Above all, says Weitzmann, emphasizing this point several times in the course of the interview, Israel is a metaphor for the 21st century. It is the only place in the world where a theoretical text came before reality, where reality was forged on the basis of texts. Call it texts or call it maps, he says, but where else in the world have definitions preceded actuality? Israel, says Weitzmann, is a laboratory of the 21st century. It is here that the great issues of the century will be probed: violence, the meeting of Islam and the West, the role of religion in modern society. Israel - no, not Israel, Tel Aviv - is also home to Yehoshua Kenaz, the Israeli author Weitzmann most admires. As far as he's concerned, that alone is sufficient.
We spoke at length about provincialism. We, Israelis, convinced of our marginality, cast longing eyes toward some "center," without even knowing exactly where. Weitzmann says that provincialism worries everyone today. It's a generalized feeling that anyone can have when stuck in a rut. After the interview, Weitzmann sat down and put pen to paper.

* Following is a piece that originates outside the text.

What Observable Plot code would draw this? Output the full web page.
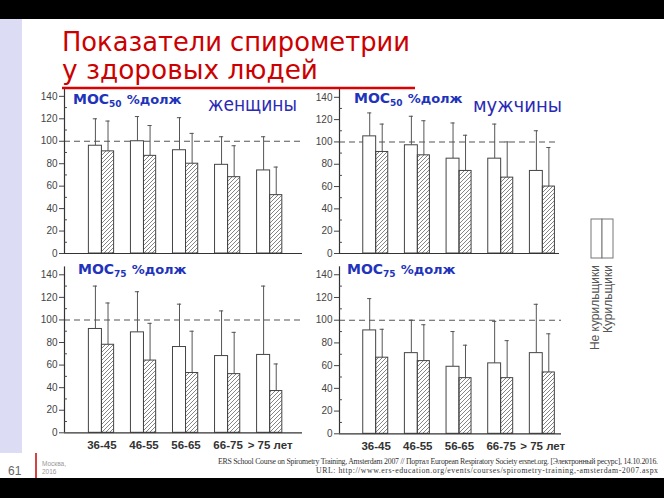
<!DOCTYPE html>
<html>
<head>
<meta charset="utf-8">
<script src="https://cdn.jsdelivr.net/npm/d3@7"></script>
<script src="https://cdn.jsdelivr.net/npm/@observablehq/plot@0.6"></script>
<style>
  html, body { margin: 0; padding: 0; background: #fff; }
  #slide { position: relative; width: 664px; height: 498px; overflow: hidden; background: #fff; }
  .panel { position: absolute; }
  #overlay { position: absolute; left: 0; top: 0; pointer-events: none; }
</style>
</head>
<body>
<div id="slide">
  <svg width="0" height="0" style="position:absolute">
    <defs>
      <pattern id="hatch" patternUnits="userSpaceOnUse" width="4" height="4">
        <path d="M-1,1 l2,-2 M0,4 l4,-4 M3,5 l2,-2" stroke="#666" stroke-width="0.8"/>
      </pattern>
    </defs>
  </svg>
</div>
<script>
// ---- data (% of predicted) ----
const ageGroups = ["36-45", "46-55", "56-65", "66-75", "> 75 лет"];
const yTicks = [0, 20, 40, 60, 80, 100, 120, 140];
const yMinorTicks = [10, 30, 50, 70, 90, 110, 130];

// Women, MOC50
const womenMoc50NonSmokers    = [96, 100, 92, 79, 74];
const womenMoc50NonSmokersErr = [120, 122, 121, 104, 104];
const womenMoc50Smokers       = [91, 87, 80, 68, 52];
const womenMoc50SmokersErr    = [118, 114, 107, 96, 77];
// Men, MOC50
const menMoc50NonSmokers      = [105, 97, 85, 85, 74];
const menMoc50NonSmokersErr   = [126, 123, 117, 116, 110];
const menMoc50Smokers         = [91, 88, 74, 68, 60];
const menMoc50SmokersErr      = [116, 119, 106, 100, 95];
// Women, MOC75
const womenMoc75NonSmokers    = [92, 89, 76, 68, 69];
const womenMoc75NonSmokersErr = [130, 125, 114, 108, 130];
const womenMoc75Smokers       = [78, 64, 53, 52, 37];
const womenMoc75SmokersErr    = [115, 97, 90, 89, 61];
// Men, MOC75
const menMoc75NonSmokers      = [91, 71, 59, 62, 71];
const menMoc75NonSmokersErr   = [119, 100, 90, 99, 114];
const menMoc75Smokers         = [67, 64, 49, 49, 54];
const menMoc75SmokersErr      = [92, 96, 78, 82, 88];

const slide = document.getElementById("slide");

function panel(cfg) {
  const rows = ageGroups.map((g, i) => ({
    i, g,
    non: cfg.non[i], nonErr: cfg.nonErr[i],
    smk: cfg.smk[i], smkErr: cfg.smkErr[i]
  }));
  const [xmin, xmax] = cfg.xDomain;
  const wBar = 0.31;
  const cap = 0.05;
  const cNon = d => d.i - wBar / 2;
  const cSmk = d => d.i + wBar / 2 - 0.01;
  const marks = [
    Plot.ruleY([100], {stroke: "#555", strokeDasharray: "6,4", strokeWidth: 1.1}),
    Plot.ruleX(rows, {x: cNon, y1: "non", y2: "nonErr", stroke: "#555", strokeWidth: 1}),
    Plot.ruleY(rows, {y: "nonErr", x1: d => cNon(d) - cap, x2: d => cNon(d) + cap, stroke: "#555", strokeWidth: 1}),
    Plot.ruleX(rows, {x: cSmk, y1: "smk", y2: "smkErr", stroke: "#555", strokeWidth: 1}),
    Plot.ruleY(rows, {y: "smkErr", x1: d => cSmk(d) - cap, x2: d => cSmk(d) + cap, stroke: "#555", strokeWidth: 1}),
    Plot.rectY(rows, {x1: d => d.i - wBar, x2: d => d.i, y1: 0, y2: "non", fill: "white", stroke: "#444", strokeWidth: 1}),
    Plot.rectY(rows, {x1: d => d.i, x2: d => d.i + wBar - 0.02, y1: 0, y2: "smk", fill: "url(#hatch)", stroke: "#444", strokeWidth: 1}),
    Plot.ruleX([xmin], {y1: 0, y2: 147, stroke: "#333", strokeWidth: 1.2}),
    Plot.ruleY([0], {stroke: "#333", strokeWidth: 1.2}),
    Plot.ruleY(yMinorTicks, {y: d => d, x1: xmin, x2: xmin + 0.07, stroke: "#444", strokeWidth: 1})
  ];
  if (cfg.xLabels) {
    marks.push(Plot.text(ageGroups, {
      x: (d, i) => i, y: 0, text: d => d, dy: 13,
      fontSize: 11.5, fontWeight: 600, fill: "#333",
      fontFamily: "Liberation Sans Narrow, Liberation Sans, Arial, sans-serif"
    }));
  }
  const chart = Plot.plot({
    width: cfg.width,
    height: cfg.height,
    marginLeft: cfg.ml, marginRight: cfg.mr, marginTop: cfg.mt, marginBottom: cfg.mb,
    x: {domain: cfg.xDomain, axis: null},
    y: {domain: [0, 147], ticks: yTicks, tickSize: 5, tickPadding: 2, label: null},
    style: {background: "transparent", overflow: "visible", fontSize: "10px",
            fontFamily: "Liberation Sans, Arial, sans-serif", color: "#444"},
    marks
  });
  chart.classList.add("panel");
  chart.style.left = cfg.left + "px";
  chart.style.top = cfg.top + "px";
  slide.appendChild(chart);
}

panel({left: 0, top: 85, width: 310, height: 172, ml: 64, mr: 8, mt: 3, mb: 4,
       xDomain: [-0.89, 4.77], xLabels: false,
       non: womenMoc50NonSmokers, nonErr: womenMoc50NonSmokersErr,
       smk: womenMoc50Smokers, smkErr: womenMoc50SmokersErr});
panel({left: 310, top: 85, width: 260, height: 172, ml: 29, mr: 11, mt: 4, mb: 4,
       xDomain: [-0.88, 4.40], xLabels: false,
       non: menMoc50NonSmokers, nonErr: menMoc50NonSmokersErr,
       smk: menMoc50Smokers, smkErr: menMoc50SmokersErr});
panel({left: 0, top: 262, width: 310, height: 191, ml: 64, mr: 8, mt: 4.4, mb: 20.7,
       xDomain: [-0.89, 4.77], xLabels: true,
       non: womenMoc75NonSmokers, nonErr: womenMoc75NonSmokersErr,
       smk: womenMoc75Smokers, smkErr: womenMoc75SmokersErr});
panel({left: 310, top: 262, width: 260, height: 191, ml: 29, mr: 9, mt: 4.3, mb: 19.7,
       xDomain: [-0.88, 4.45], xLabels: true,
       non: menMoc75NonSmokers, nonErr: menMoc75NonSmokersErr,
       smk: menMoc75Smokers, smkErr: menMoc75SmokersErr});

// ---- slide decoration and text ----
const NS = "http://www.w3.org/2000/svg";
const ov = document.createElementNS(NS, "svg");
ov.setAttribute("id", "overlay");
ov.setAttribute("width", 664);
ov.setAttribute("height", 498);
ov.innerHTML = `
  <rect x="0" y="19" width="22" height="434" fill="#dcdcf5"/>
  <rect x="0" y="0" width="664" height="19" fill="#000"/>
  <rect x="0" y="478" width="664" height="20" fill="#000"/>
  <g font-family="DejaVu Sans, sans-serif" fill="#cc0000" font-size="27">
    <text x="62" y="51" textLength="348" lengthAdjust="spacingAndGlyphs">Показатели спирометрии</text>
    <text x="62" y="79" textLength="256" lengthAdjust="spacingAndGlyphs">у здоровых людей</text>
  </g>
  <line x1="62" y1="88" x2="415" y2="88" stroke="#dd0000" stroke-width="2.5"/>
  <g font-family="DejaVu Sans, sans-serif" fill="#2233bb" font-weight="bold" font-size="14">
    <text x="73" y="104">МОС<tspan font-size="9" dy="3">50</tspan><tspan dy="-3" dx="5" font-size="13">%долж</tspan></text>
    <text x="354" y="103">МОС<tspan font-size="9" dy="3">50</tspan><tspan dy="-3" dx="5" font-size="13">%долж</tspan></text>
    <text x="78" y="274">МОС<tspan font-size="9" dy="3">75</tspan><tspan dy="-3" dx="5" font-size="13">%долж</tspan></text>
    <text x="347" y="274">МОС<tspan font-size="9" dy="3">75</tspan><tspan dy="-3" dx="5" font-size="13">%долж</tspan></text>
  </g>
  <g font-family="DejaVu Sans, sans-serif" fill="#2a2ab5" font-size="19">
    <text x="208" y="111" textLength="89" lengthAdjust="spacingAndGlyphs">женщины</text>
    <text x="473" y="112" textLength="89" lengthAdjust="spacingAndGlyphs">мужчины</text>
  </g>
  <rect x="591" y="219" width="11" height="39" fill="#fff" stroke="#777" stroke-width="1"/>
  <rect x="602" y="219" width="11" height="39" fill="#fff" stroke="#777" stroke-width="1"/>
  <g font-family="Liberation Sans, Arial, sans-serif" fill="#555" font-size="12" text-anchor="end">
    <text transform="translate(599,265) rotate(-90)">Не курильщики</text>
    <text transform="translate(612,265) rotate(-90)">Курильщики</text>
  </g>
  <g font-family="Liberation Serif, Times New Roman, serif" fill="#333" font-size="7.8" text-anchor="end">
    <text x="658" y="464" textLength="440" lengthAdjust="spacing">ERS School Course on Spirometry Training, Amsterdam 2007 // Портал European Respiratory Society ersnet.org. [Электронный ресурс], 14.10.2016.</text>
    <text x="658" y="473" textLength="342" lengthAdjust="spacing">URL: http://www.ers-education.org/events/courses/spirometry-training,-amsterdam-2007.aspx</text>
  </g>
  <text x="8" y="475" font-family="Liberation Sans, Arial, sans-serif" font-size="12" fill="#666">61</text>
  <line x1="36" y1="453" x2="36" y2="478" stroke="#cc0000" stroke-width="1.5"/>
  <g font-family="Liberation Sans, Arial, sans-serif" font-size="6.5" fill="#999">
    <text x="42" y="466">Москва,</text>
    <text x="42" y="474">2016</text>
  </g>
`;
slide.appendChild(ov);
</script>
</body>
</html>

"I have a feeling that mass culture has turned the concept of provincialism upside down," he wrote. "Everything that used to be the product of long history, tragic and universal, is considered localized and provincial, whereas everything that is hollow, devoid of content and able to be summarized in a few simple sentences is universal. The provincial, in other words, has become universal!

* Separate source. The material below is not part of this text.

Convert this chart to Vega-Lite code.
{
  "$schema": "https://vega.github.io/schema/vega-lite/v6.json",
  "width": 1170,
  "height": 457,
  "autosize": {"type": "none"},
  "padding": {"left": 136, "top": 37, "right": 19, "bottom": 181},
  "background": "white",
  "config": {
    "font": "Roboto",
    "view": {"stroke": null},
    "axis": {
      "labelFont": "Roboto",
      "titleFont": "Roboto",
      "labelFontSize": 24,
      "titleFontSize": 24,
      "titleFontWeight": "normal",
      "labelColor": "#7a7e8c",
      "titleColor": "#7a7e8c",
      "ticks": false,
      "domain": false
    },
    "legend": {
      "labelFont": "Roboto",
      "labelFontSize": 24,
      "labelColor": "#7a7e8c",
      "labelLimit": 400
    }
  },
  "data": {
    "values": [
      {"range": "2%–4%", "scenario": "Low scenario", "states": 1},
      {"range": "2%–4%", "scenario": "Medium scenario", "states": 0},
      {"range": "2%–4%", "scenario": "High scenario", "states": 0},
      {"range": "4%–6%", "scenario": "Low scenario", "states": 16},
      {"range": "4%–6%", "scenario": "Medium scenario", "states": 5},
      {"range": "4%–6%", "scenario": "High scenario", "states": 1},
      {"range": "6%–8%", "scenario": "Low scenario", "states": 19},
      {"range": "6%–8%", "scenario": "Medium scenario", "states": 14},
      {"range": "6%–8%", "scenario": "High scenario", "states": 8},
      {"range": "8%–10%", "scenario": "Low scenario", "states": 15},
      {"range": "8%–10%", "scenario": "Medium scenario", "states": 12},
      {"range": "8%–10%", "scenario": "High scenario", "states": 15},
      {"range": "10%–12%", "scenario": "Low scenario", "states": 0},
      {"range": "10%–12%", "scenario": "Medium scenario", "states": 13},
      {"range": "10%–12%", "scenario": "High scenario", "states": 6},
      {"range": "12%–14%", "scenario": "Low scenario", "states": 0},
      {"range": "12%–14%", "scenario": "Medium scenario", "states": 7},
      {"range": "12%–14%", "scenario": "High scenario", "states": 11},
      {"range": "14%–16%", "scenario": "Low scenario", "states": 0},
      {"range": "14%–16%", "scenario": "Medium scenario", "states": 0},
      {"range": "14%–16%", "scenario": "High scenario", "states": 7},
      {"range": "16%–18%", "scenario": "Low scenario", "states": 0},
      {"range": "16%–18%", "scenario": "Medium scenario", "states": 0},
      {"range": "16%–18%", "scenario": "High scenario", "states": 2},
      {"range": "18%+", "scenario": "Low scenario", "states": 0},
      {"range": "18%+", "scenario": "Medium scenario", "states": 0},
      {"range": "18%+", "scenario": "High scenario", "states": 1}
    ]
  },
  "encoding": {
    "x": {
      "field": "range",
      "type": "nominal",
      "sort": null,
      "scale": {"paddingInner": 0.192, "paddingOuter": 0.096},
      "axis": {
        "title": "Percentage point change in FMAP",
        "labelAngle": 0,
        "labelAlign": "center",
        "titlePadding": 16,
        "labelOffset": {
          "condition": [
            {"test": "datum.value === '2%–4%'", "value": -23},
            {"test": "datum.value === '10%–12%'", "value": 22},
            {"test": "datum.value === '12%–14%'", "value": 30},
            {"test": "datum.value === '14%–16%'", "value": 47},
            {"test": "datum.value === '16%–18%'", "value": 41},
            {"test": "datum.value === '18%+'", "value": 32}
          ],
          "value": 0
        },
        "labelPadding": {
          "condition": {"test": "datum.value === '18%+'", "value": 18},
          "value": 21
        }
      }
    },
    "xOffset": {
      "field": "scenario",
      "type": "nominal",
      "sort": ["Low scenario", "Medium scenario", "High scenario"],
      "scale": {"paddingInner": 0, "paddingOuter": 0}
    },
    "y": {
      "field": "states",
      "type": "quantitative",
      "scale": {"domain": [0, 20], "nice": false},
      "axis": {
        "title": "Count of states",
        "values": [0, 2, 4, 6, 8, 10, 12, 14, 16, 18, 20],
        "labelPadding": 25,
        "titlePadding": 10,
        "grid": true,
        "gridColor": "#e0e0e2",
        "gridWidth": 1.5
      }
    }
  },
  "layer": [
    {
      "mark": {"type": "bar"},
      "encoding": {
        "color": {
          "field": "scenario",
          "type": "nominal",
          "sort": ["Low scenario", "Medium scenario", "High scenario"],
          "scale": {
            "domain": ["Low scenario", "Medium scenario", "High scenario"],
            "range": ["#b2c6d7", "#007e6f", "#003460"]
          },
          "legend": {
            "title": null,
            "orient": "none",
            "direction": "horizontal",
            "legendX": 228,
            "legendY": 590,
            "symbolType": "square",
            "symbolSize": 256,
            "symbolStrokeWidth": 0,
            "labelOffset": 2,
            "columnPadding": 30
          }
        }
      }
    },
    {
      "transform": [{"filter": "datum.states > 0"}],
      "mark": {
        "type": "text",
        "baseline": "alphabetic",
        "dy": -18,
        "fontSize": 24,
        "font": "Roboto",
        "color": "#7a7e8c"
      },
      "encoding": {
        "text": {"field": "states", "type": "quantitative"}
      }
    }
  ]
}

"The Palestinians, for example, feed into the universal, while the State of Israel, entangled in complex problems that cannot be summed up in a few sentences, bears the scarlet letter of provincialism. If anything is provincial, it is the life of the Parisians, which doesn't go much farther than Cafe Flore, and begins and ends with the question of who will win the next Prix Goncourt. Without Le Pen, France would have died of boredom long ago."
So says Marc Weitzmann.
And I think to myself: When will we ever have the chance to die of boredom?